Three recovery opportunities across the UK and Europe
We continue to believe European equities present a compelling long-term investment opportunity.
Firstly, the British economy at present appears to be largely unaffected by the Brexit vote, posting robust PMI (Purchasing Managers Index) numbers over recent months. On the Continent, our positive view on the European economy has been further supported by the publication of a raft of very encouraging recent data. Impressively, eurozone manufacturing PMI rose to its highest level for five-and-a-half years at the end of 2016.
Importantly, our recent company meetings supported the headline data. Brexit is rarely mentioned in our numerous company meetings as a threat to the recovery. Here are three opportunities we have identified.
Banks – Lloyds Banking Group
One of the most significant cyclical exposures within our SWMC European fund remains the banks, which constitute 11% of the fund. We continue to believe the market has failed to appreciate the benefits of stable financial margins, coupled with draconian cost-cutting and easing regulatory pressures.
We have focused on the strongest retail banking franchises, such as UK giant Lloyds Banking Group, where we believe that returns should rather rapidly return to pre-crisis levels. We are also bullish on Italian group Intesa Sanpaolo for the same reason. Elsewhere in the sector, we are also invested in Banco Popular and Commerzbank – banks in the process of disposing of significant amounts of non-performing assets in order to refocus on industry-leading core businesses.
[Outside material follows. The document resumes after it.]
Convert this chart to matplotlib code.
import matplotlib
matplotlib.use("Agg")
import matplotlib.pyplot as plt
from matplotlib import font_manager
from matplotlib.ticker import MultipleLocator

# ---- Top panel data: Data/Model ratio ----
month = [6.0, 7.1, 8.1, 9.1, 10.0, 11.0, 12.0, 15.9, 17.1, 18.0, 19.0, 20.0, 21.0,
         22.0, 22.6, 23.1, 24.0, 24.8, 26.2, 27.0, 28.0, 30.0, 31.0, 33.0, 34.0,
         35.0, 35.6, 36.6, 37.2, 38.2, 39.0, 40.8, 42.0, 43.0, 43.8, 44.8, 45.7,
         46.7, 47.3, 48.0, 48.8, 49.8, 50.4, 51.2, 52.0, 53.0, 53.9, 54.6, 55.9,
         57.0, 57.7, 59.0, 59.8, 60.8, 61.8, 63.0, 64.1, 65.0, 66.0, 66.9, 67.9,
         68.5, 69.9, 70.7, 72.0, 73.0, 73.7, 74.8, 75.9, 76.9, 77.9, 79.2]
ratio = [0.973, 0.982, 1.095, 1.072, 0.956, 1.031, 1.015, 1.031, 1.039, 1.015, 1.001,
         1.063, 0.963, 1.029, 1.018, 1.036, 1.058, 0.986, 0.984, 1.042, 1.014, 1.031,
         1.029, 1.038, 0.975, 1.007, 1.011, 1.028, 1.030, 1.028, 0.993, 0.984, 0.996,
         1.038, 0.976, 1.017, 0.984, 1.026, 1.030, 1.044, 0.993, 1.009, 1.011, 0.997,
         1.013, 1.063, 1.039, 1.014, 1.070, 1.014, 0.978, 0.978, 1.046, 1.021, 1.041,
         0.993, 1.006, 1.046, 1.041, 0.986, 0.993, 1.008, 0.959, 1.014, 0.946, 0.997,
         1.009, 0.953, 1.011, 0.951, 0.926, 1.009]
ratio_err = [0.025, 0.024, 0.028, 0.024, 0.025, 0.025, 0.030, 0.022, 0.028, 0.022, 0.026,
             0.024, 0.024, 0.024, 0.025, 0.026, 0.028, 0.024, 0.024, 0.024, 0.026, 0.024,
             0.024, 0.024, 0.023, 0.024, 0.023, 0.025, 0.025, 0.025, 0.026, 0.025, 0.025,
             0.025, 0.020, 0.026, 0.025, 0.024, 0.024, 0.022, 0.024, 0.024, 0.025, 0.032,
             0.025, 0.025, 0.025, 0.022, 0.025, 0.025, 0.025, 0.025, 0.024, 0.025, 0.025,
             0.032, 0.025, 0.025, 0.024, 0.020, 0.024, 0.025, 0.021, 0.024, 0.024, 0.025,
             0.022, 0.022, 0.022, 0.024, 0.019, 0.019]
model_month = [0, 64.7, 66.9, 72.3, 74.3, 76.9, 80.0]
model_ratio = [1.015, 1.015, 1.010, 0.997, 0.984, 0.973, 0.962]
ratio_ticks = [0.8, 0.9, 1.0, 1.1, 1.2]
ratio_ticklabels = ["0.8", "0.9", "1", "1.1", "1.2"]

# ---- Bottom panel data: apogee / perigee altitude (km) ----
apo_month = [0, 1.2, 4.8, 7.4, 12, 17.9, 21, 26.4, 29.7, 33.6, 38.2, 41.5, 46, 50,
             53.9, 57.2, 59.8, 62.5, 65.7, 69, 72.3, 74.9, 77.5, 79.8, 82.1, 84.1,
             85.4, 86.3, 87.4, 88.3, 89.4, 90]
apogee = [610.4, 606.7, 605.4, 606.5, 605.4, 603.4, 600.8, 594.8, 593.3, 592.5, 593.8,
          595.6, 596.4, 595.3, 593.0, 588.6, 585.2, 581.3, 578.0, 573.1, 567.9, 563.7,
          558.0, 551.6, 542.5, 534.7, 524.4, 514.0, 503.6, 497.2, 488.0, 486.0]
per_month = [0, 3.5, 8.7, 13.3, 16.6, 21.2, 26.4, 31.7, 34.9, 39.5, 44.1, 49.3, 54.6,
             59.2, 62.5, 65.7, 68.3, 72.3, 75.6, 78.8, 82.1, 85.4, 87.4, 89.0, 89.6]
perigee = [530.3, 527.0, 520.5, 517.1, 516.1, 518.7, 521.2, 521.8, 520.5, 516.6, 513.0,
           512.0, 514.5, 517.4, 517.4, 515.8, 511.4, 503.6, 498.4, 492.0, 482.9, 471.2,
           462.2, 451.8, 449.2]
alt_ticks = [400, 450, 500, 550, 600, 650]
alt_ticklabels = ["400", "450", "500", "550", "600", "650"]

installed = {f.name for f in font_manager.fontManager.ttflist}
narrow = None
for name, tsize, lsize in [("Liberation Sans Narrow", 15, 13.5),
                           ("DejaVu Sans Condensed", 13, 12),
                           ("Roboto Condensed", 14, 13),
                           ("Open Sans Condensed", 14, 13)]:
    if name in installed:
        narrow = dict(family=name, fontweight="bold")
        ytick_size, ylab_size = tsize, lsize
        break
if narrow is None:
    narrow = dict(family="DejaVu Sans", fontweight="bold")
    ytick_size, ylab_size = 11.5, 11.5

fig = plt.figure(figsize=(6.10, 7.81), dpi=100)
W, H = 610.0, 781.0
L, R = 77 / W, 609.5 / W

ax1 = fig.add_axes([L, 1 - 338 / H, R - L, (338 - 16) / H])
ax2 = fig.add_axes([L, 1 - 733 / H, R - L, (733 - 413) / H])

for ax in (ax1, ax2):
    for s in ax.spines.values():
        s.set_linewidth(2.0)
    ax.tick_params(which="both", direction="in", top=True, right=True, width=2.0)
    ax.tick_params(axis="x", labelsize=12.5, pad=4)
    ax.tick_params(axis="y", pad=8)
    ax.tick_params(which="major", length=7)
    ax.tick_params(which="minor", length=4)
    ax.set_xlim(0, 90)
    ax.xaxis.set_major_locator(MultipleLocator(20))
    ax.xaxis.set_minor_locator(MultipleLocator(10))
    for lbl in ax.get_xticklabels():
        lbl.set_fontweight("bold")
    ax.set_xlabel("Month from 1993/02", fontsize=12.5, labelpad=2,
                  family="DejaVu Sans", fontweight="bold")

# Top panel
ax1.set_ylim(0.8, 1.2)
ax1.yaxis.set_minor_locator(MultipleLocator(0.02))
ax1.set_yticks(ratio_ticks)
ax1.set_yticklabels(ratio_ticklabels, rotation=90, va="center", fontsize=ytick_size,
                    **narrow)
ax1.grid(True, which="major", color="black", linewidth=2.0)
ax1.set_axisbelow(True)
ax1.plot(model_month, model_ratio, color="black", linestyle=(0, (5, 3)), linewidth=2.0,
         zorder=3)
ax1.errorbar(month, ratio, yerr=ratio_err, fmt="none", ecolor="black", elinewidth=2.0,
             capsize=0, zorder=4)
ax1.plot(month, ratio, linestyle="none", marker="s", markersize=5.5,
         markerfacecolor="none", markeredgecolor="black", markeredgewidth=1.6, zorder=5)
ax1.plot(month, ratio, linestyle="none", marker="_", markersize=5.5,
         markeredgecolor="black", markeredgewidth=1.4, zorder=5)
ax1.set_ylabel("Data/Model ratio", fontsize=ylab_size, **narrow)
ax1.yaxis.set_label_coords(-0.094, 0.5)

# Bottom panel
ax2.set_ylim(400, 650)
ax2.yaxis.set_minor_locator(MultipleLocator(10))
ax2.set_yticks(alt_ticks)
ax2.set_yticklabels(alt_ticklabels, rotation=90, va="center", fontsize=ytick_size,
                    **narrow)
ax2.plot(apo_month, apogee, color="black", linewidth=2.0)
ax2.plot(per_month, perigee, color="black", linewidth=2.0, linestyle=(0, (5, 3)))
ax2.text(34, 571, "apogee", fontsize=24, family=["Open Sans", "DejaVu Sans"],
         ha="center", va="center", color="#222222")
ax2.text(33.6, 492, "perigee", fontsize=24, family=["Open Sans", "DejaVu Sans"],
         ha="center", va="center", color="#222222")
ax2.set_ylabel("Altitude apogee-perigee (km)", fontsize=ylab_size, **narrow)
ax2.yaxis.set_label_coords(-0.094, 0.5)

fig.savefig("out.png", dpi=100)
House builders – Taylor Wimpey
Post the UK’s referendum vote to leave the European Union, a number of companies have been consistently more upbeat than many had expected. In particular, UK house builders made a number of encouraging comments. Apart from prime central London property – a niche market with issues long in the making – Taylor Wimpey management informed us activity is as strong as or stronger than before the referendum.
We remain significantly invested in the UK housebuilding industry, which continues to enjoy buoyant demand and limited cost inflation. We also have a position in Barratt Developments in addition to Taylor Wimpey.
Manufacturing – Vallourec
An addition to our portfolio in the latter part of 2016 was French group Vallourec, one of the leading manufacturers of specialist tubes for the oil and gas industry – as well as for the electrical, petrochemical and automotive industries. The company is restructuring in the face of a sharp slowdown in the oil and gas industry. In particular, management is working hard to improve productivity in Europe. It is planning 5,000 redundancies across the group, including 1,000 job cuts in France. In Brazil, furthermore, two blast furnaces are to be closed and manufacturing refocused on one key site.
The combination of €750m cost savings and a recent €1bn capital increase should allow the group to weather further volume declines. With prices already starting to firm up in the US, we imagine its shares could be trading on 1.5 times earnings as we approach the next peak in the cycle.